Noteholders should further have regard to Section 4 (Special
Considerations), in particular, and the other provisions of this
Consent Solicitation Memorandum, when considering the Proposed
Amendments.
o The Liquidity Facility Provider notes that equivalent amendments
have been effected in respect of the liquidity facility agreements
entered into by Preferred Residential Securities 05-1 PLC and
Preferred Residential Securities 06-1 PLC. On 30 May 2014, S&P
upgraded its credit rating on the class D1c notes and affirmed its
ratings on the remainder of the notes issued by Preferred
Residential Securities 05-1 PLC. On 30 September 2014, S&P upgraded
its credit rating on the class D1a and class D1c notes and affirmed
its ratings on the remainder of the notes issued by Preferred
Residential Securities 06-1 PLC. In the relevant publications
(Ratings Raised On U.K. RMBS Transaction Preferred Residential
Securities 05-1's Class D1c Notes; Other Classes Affirmed and
Rating Actions Taken in U.K. RMBS Transaction Preferred Residential
Securities 06-1 Following Restructure), S&P noted respectively that
the amendment to the liquidity facility agreement "reduced the
costs of the liquidity facility for the issuer and had a positive
effect on our cash flow analysis" and referred to the fact that
"the reduction in liquidity facility costs, have improved our cash
flow results for those classes of notes".
2.BACKGROUND
On the Closing Date, the Issuer entered into the Liquidity Facility
Agreement with Barclays Bank PLC as liquidity facility provider.

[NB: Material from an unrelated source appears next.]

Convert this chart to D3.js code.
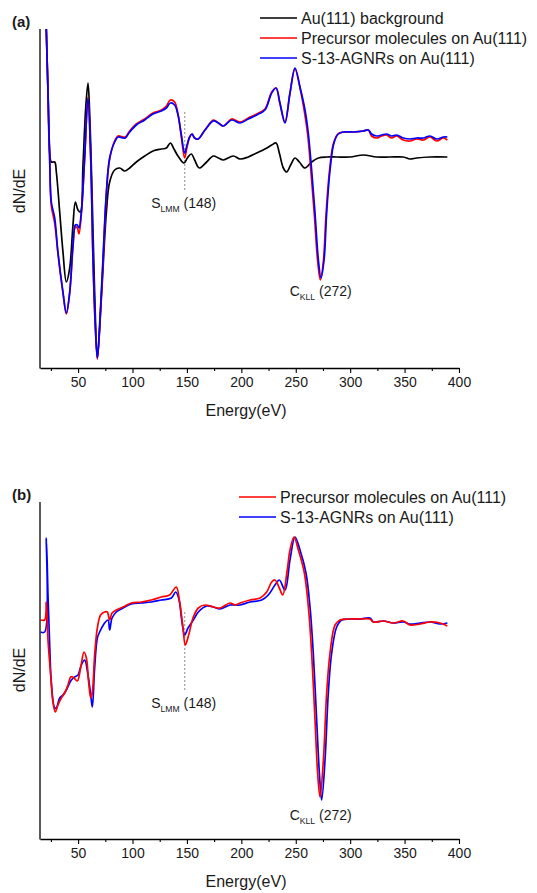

Barclays Bank PLC transferred all of its rights and obligations
under the Liquidity Facility Agreement to Lloyds Bank PLC ("Lloyds
") pursuant to a master novation and transfer agreement dated 19
September 2007 between, amongst others, the Issuer and Lloyds (the
"Master Novation and Transfer Agreement"). The Issuer and Lloyds,
among others, entered into a master deed of amendment dated 28
November 2007 (the "Master Amendment Deed") and an amendment deed
dated 4 November 2010 (the "Further Amendment Deed") which, in each
case, amended the terms of the Liquidity Facility Agreement dated
23 February 2005.
The Liquidity Facility Provider notes that the Liquidity Facility
Agreement contemplates the decrease of the Commitment to reflect
the amortisation of the Notes, which is the subject of the Proposed
Amendments. Under Clause 12.2 of the Liquidity Facility Agreement,
the Commitment is decreased on each Interest Payment Date to the
greater of (a) an amount equal to 8 per cent. of the Sterling
Equivalent Principal Amount Outstanding of the Notes and (b) £
2,500,000, provided that certain conditions specified in the
Liquidity Facility Agreement do not apply (as set out below).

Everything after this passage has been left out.